Duisburg.

Ein Jahr Pause nach dem ganzen Lernstress. Etwas Interessantes machen, die Welt entdecken, statt gleich die nächste Schulbank drücken. Das wünschen sich viele Abiturienten.

Und nach der Schulzeit hat man auch am meisten Zeit dafür. Zahlreiche Möglichkeiten, vom Praktikum im Ausland über das Jahr als Au-pair bis hin zum Freiwilligen Ökologischen Jahr, es ist die Zeit der unbegrenzten Möglichkeiten.

2012 ist alles anders. Der Doppeljahrgang 2013 droht die Universitäten und den Ausbildungsmarkt zu überschwemmen. Die erforderlichen Notendurchschnitte sind ohnehin schon viel zu hoch und sorgen für lange Wartezeiten und Studenten, die es ins Ausland zieht. Da traut sich kaum noch jemand, ein Jahr lang einfach mal das zu machen, worauf er oder sie Lust hat. „Eigentlich wäre ich gerne nach Kanada gegangen, aber das war blöd wegen der Studienplätze nächstes Jahr“, so die Abiturientin Viviane Flechtner.

Der Ernst des Lebens

Die Angst ist groß, nach der einjährigen Pause nichts mehr zu finden. Statt eines „Gapyears“ wartet der Ernst des Lebens auf die meisten Abiturienten. Zu allem Übel machen auch die Schulen Druck. Bei Informationsveranstaltungen wird den Schülern klar gemacht, wie schwierig es für sie wird, nach dem Abitur Fuß zu fassen. „Da draußen gibt es Tausende, die besser sind als ihr“, ist eine der Parolen, von denen die Oberstufenschüler sich oft einschüchtern lassen.

Anders Angelina Wolf. Die Abiturientin des Mannesmann-Gymnasiums in Huckingen lässt sich von dem drohenden Doppeljahrgang nicht abschrecken. „Ich bin da ganz entspannt“, so die Achtzehnjährige. Wahrscheinlich auch, weil sie sowieso nicht in NRW bleiben will und noch kein festes Ziel vor Augen hat.

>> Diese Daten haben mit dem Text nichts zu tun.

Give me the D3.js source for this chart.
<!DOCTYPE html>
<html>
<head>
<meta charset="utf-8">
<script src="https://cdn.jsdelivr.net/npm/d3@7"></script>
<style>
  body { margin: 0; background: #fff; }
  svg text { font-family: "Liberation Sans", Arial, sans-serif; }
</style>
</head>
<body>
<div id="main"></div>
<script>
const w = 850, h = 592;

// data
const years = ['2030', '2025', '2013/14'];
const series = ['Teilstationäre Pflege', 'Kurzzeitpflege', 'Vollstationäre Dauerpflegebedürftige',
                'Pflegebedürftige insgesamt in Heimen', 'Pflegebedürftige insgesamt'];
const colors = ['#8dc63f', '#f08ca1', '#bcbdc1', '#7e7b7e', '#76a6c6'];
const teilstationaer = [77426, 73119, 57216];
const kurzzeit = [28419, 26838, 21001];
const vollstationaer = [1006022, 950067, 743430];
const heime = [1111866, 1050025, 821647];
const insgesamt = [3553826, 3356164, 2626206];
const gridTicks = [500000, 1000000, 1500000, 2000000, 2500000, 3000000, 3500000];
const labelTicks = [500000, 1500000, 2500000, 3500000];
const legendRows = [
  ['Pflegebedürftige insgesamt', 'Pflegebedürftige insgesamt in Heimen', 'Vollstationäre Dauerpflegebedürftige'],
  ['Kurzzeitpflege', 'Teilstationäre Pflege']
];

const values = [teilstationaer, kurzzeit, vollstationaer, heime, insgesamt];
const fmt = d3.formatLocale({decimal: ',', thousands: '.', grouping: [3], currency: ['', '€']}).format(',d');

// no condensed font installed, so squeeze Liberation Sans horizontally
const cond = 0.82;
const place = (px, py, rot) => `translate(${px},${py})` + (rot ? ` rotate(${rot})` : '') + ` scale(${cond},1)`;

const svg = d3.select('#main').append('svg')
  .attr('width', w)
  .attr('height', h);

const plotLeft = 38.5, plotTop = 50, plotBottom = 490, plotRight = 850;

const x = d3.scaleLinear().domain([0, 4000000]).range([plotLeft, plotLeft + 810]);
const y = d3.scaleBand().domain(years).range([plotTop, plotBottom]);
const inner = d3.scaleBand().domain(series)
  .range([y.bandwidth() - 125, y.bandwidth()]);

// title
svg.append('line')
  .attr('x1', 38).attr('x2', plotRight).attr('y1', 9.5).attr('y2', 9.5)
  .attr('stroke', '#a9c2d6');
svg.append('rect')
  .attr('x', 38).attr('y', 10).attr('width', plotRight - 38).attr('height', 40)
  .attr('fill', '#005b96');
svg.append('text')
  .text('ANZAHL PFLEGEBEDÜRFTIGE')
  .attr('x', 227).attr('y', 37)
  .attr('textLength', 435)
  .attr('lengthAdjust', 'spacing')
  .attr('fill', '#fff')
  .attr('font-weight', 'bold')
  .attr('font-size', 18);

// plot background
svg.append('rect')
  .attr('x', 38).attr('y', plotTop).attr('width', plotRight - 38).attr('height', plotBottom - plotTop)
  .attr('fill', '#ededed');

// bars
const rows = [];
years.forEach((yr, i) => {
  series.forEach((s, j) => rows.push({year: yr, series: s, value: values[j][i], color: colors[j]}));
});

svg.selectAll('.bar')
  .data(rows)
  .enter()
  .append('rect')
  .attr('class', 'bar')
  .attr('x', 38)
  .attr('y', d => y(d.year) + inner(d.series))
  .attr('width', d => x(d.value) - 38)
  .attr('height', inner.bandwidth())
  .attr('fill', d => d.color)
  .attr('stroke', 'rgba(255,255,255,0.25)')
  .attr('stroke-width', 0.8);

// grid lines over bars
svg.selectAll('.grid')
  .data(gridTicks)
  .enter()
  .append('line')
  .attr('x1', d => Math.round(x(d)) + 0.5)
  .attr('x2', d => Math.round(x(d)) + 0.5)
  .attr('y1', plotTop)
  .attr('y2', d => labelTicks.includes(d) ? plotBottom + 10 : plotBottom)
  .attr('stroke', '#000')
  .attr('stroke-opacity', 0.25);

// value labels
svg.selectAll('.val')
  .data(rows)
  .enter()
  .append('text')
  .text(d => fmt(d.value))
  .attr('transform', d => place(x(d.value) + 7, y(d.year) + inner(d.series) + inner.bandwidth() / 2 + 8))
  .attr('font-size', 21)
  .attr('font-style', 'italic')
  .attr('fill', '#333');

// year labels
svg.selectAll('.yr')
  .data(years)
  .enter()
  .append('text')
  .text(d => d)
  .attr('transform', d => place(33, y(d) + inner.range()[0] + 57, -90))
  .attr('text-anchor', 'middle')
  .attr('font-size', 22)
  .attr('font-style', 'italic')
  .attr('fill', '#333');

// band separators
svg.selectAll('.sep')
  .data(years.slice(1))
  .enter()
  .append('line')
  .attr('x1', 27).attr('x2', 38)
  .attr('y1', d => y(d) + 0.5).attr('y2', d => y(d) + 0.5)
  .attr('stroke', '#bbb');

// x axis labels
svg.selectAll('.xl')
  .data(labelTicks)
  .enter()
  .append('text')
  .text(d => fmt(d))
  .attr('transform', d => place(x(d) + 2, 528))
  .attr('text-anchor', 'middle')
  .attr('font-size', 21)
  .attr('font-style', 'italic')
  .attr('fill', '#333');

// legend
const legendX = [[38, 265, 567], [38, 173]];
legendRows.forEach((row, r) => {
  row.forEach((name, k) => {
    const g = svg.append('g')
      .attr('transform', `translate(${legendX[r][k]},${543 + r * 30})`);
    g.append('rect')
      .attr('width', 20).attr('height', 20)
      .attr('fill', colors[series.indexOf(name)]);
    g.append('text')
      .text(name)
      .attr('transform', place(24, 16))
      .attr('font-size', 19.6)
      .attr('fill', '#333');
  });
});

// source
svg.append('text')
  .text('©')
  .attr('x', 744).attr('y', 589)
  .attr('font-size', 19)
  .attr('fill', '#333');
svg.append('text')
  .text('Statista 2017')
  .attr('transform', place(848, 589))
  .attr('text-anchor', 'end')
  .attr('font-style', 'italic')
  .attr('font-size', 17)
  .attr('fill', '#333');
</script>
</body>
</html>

Ställe ausmisten auf einer Farm in Norwegen

Statt direkt weiter zu lernen wird sie von Dezember bis Juni auf einer Farm in Norwegen aushelfen. Nach Skandinavien wollte sie schon immer und sie hat ganze elf Jahre Reiterfahrung. Da ist die Farm mit Kühen, Pferden, Hunden, Schafen und Hühnern genau das Richtige. Es wird kein Urlaub auf dem Reiterhof, darüber ist Angelina sich im Klaren. Sie wird wohl eher die Ställe ausmisten statt zu reiten und kleine Tiere zu streicheln. Aber genau das ist die Herausforderung, die sie so reizt. Ihre Gastfamilie hat sie über die Organisation „Travelworks“ kennen gelernt.

Neben den Eltern leben noch zwei Kinder und ein Enkelkind auf dem Hof, die Zeit wird also vermutlich nicht langweilig. Sie freut sich schon auf die neue Erfahrung, nur ihren Hund wird sie sehr vermissen. Ganz sorglos sieht aber auch Angelina nicht in ihre Zukunft. Noch vor ihrer Reise wird sie sich auf Ausbildungsplätze zur Veranstaltungskauffrau bewerben. Erst wenn die Ausbildung in trockenen Tüchern ist, wird sie fahren. Danach will sie vielleicht noch studieren oder gleich ein Duales Studium absolvieren. Mal sehen, was die Zukunft bringt.